Bagaimana dengan bocoran kisi? Sulit membayangkan hal ini terjadi di negeri asalnya. Di Amerika Serikat, misalnya. Negeri yang menjadi destinasi Indonesia kabarnya belajar berdemokrasi. Wajar jika memantik tanda tanya. Apalagi hal ini belum pernah dilakukan di pemilu-pemilu sebelumnya. Beragam komentar lantas datang dari sejumlah pengamat. Salah satunya dari Direktur Eksekutif Indonesia Public Institute (IPI), Karyono Wibowo yang berharap pemberian kisi-kisi itu dibatalkan demi menuju politik modern di Indonesia.
"Oleh karena itu, yang harus dilakukan KPU adalah mengembangkan acara debat lebih kreatif dan bermutu, bukan membuat langkah mundur." (bbc.com, 9/1).
Rindu Pemimpin Sejati
Jujur, hiruk pikuk mengenai debat capres pada akhirnya bermuara di satu titik, kerinduan. Rindu akan sosok pemimpin yang tangguh namun lembut penuh cinta pada rakyatnya. Utamanya lagi tentu saja yang bertakwa kepada Allah swt.

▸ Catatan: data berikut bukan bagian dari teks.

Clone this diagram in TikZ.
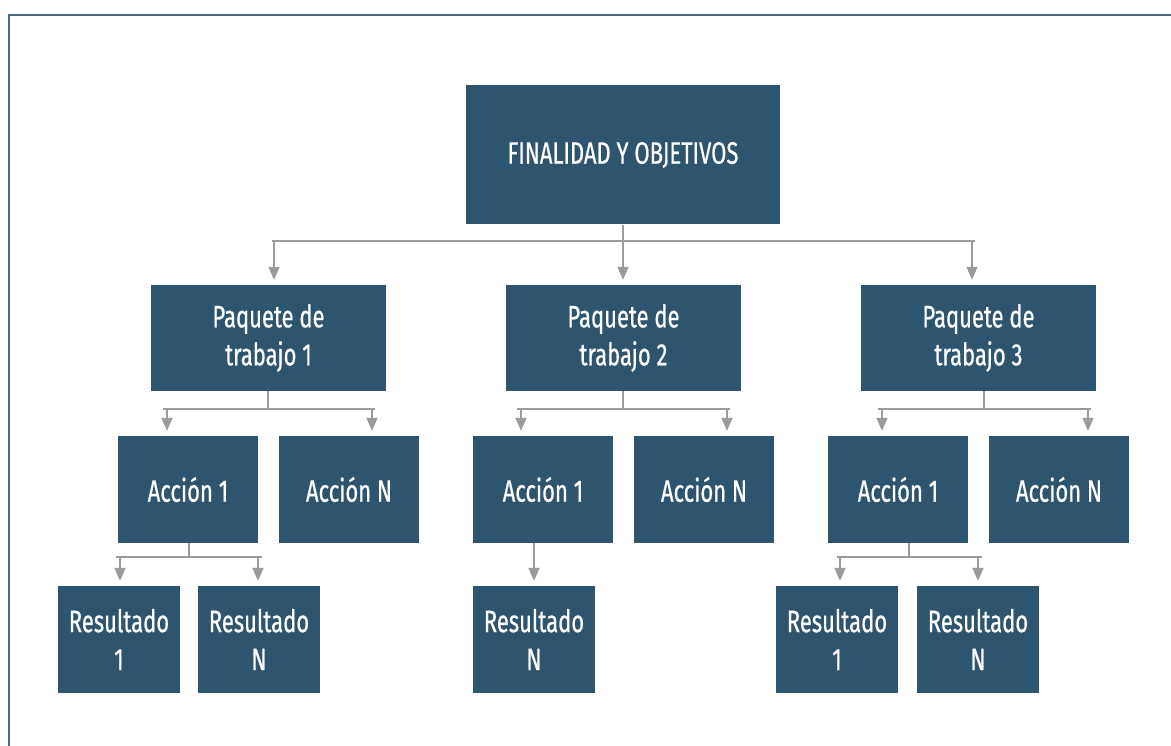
\documentclass[tikz,border=0pt]{standalone}
\usepackage{fontspec}
\setmainfont{Fira Sans}[FakeStretch=0.71,FakeBold=0.6]
\usetikzlibrary{arrows.meta,calc}
\definecolor{boxblue}{HTML}{2D5570}
\definecolor{conn}{HTML}{9B9B9B}
\definecolor{framecol}{HTML}{4D6479}
\begin{document}
\begin{tikzpicture}[x=1pt,y=-1pt,
  box/.style={fill=boxblue, text=white, align=center, inner sep=0pt,
    font=\fontsize{31}{38}\selectfont},
  topbox/.style={box, minimum width=314pt, minimum height=139pt},
  pbox/.style={box, minimum width=235pt, minimum height=106pt},
  abox/.style={box, minimum width=140pt, minimum height=107pt},
  rbox/.style={box, minimum width=122pt, minimum height=107pt},
  wire/.style={draw=conn, line width=1.6pt},
  arr/.style={wire, -{Triangle[width=11pt,length=13pt]}, shorten >=5pt}]
\useasboundingbox (0,0) rectangle (1171,746);
\fill[white] (0,0) rectangle (1171,746);
\draw[framecol, line width=1.6pt] (1171,15) -- (9,15) -- (9,746);

% nodes
\node[topbox] (top) at (623,155) {FINALIDAD Y OBJETIVOS};
\node[pbox] (p1) at (268.5,338) {Paquete de\\trabajo 1};
\node[pbox] (p2) at (623.5,338) {Paquete de\\trabajo 2};
\node[pbox] (p3) at (978.5,338) {Paquete de\\trabajo 3};
\node[abox] (a11) at (188,489.5) {Acción 1};
\node[abox] (a1n) at (349,489.5) {Acción N};
\node[abox] (a21) at (543,489.5) {Acción 1};
\node[abox] (a2n) at (704,489.5) {Acción N};
\node[abox] (a31) at (898,489.5) {Acción 1};
\node[abox] (a3n) at (1059,489.5) {Acción N};
\node[rbox] (r11) at (119,639.5) {Resultado\\1};
\node[rbox] (r1n) at (259,639.5) {Resultado\\N};
\node[rbox] (r2n) at (534,639.5) {Resultado\\N};
\node[rbox] (r31) at (837,639.5) {Resultado\\1};
\node[rbox] (r3n) at (978,639.5) {Resultado\\N};

% top level connectors
\coordinate (tj) at (623,241);
\coordinate (tl) at (272,241);
\coordinate (tr) at (975,241);
\coordinate (t1) at (274,241);
\coordinate (t3) at (972,241);
\draw[wire] (top.south) -- (tj);
\draw[wire] (tl) -- (tr);
\draw[arr] (t1) -- (t1 |- p1.north);
\draw[arr] (tj) -- (tj |- p2.north);
\draw[arr] (t3) -- (t3 |- p3.north);

% package 1
\coordinate (p1j) at (268,409);
\coordinate (p1l) at (163,409);
\coordinate (p1r) at (375,409);
\coordinate (p1a) at (167,409);
\coordinate (p1b) at (372,409);
\draw[wire] (p1.south -| p1j) -- (p1j);
\draw[wire] (p1l) -- (p1r);
\draw[arr] (p1a) -- (p1a |- a11.north);
\draw[arr] (p1b) -- (p1b |- a1n.north);

% package 2
\coordinate (p2j) at (623,409);
\coordinate (p2l) at (517,409);
\coordinate (p2r) at (730,409);
\coordinate (p2a) at (521,409);
\coordinate (p2b) at (727,409);
\draw[wire] (p2.south -| p2j) -- (p2j);
\draw[wire] (p2l) -- (p2r);
\draw[arr] (p2a) -- (p2a |- a21.north);
\draw[arr] (p2b) -- (p2b |- a2n.north);

% package 3
\coordinate (p3j) at (984,409);
\coordinate (p3l) at (878,409);
\coordinate (p3r) at (1091,409);
\coordinate (p3a) at (882,409);
\coordinate (p3b) at (1088,409);
\draw[wire] (p3.south -| p3j) -- (p3j);
\draw[wire] (p3l) -- (p3r);
\draw[arr] (p3a) -- (p3a |- a31.north);
\draw[arr] (p3b) -- (p3b |- a3n.north);

% action 1.1 results
\coordinate (a1j) at (189,557);
\coordinate (a1l) at (116,557);
\coordinate (a1r) at (262,557);
\coordinate (a1a) at (120,557);
\coordinate (a1b) at (258,557);
\draw[wire] (a11.south -| a1j) -- (a1j);
\draw[wire] (a1l) -- (a1r);
\draw[arr] (a1a) -- (a1a |- r11.north);
\draw[arr] (a1b) -- (a1b |- r1n.north);

% action 2.1 result
\coordinate (a2x) at (534,557);
\draw[arr] (a21.south -| a2x) -- (r2n.north);

% action 3.1 results
\coordinate (a3j) at (909,557);
\coordinate (a3l) at (837,557);
\coordinate (a3r) at (982,557);
\coordinate (a3a) at (840,557);
\coordinate (a3b) at (978,557);
\draw[wire] (a31.south -| a3j) -- (a3j);
\draw[wire] (a3l) -- (a3r);
\draw[arr] (a3a) -- (a3a |- r31.north);
\draw[arr] (a3b) -- (a3b |- r3n.north);
\end{tikzpicture}
\end{document}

Mengapa harus takwa? Ya, sebab ketundukan pemimpin pada Sang Pencipta akan menjelma menjadi rasa takut karena Allah. Visi dan misinya jelas yaitu sebagai pengemban amanah untuk menjalankan syariat-Nya hingga terwujud rahmatan lil 'alamin. Dengan sendirinya ia kan selalu waspada jangan sampai melanggar amanah kepemimpinan yang dibebankan di pundaknya. Berpikir seribu kali untuk zalim apalagi hingga menyusahkan rakyatnya. Membohongi rakyat jelas tak kan ada dalam kamusnya. Sebagai gantinya rakyat sudah pasti juga akan mencintainya.
Sampai di sini tak bisa dipungkiri agama positif memainkan peranan yang sangat penting. Jika terdapat sementara orang yang mengatakan bahwa memilih seseorang menjadi pemimpin, misalnya presiden, hanya merupakan urusan dunia, dan tidak ada sangkut-pautnya dengan agama. Maka hal itu jauh hari telah dibantah keras oleh Guru Besar Agama Islam IPB Bogor Prof Dr KH Didin Hafidhuddin MS.
“Memilih seorang pemimpin adalah bagian dari urusan dunia sekaligus akhirat. Memilih pemimpin bagian dari urusan agama yang sangat penting. Islam tidak mengenal dikotomi atau sekularisasi yang memisahkan antara dunia dan akhirat, termasuk dalam memilih pemimpin,” ujar Prof Didin Hafidhuddin (republika.co.id, 1/4).
Pada akhirnya rakyat sungguh berharap drama segera berakhir. Sosok pemimpin yang dirindukan segera lahir. Dalam naungan Islam yang terakomodir. Dengannya kebahagiaan kan terwujud selamanya di dunia maupun di akhirat, happily ever after. Wallaahu a’lam.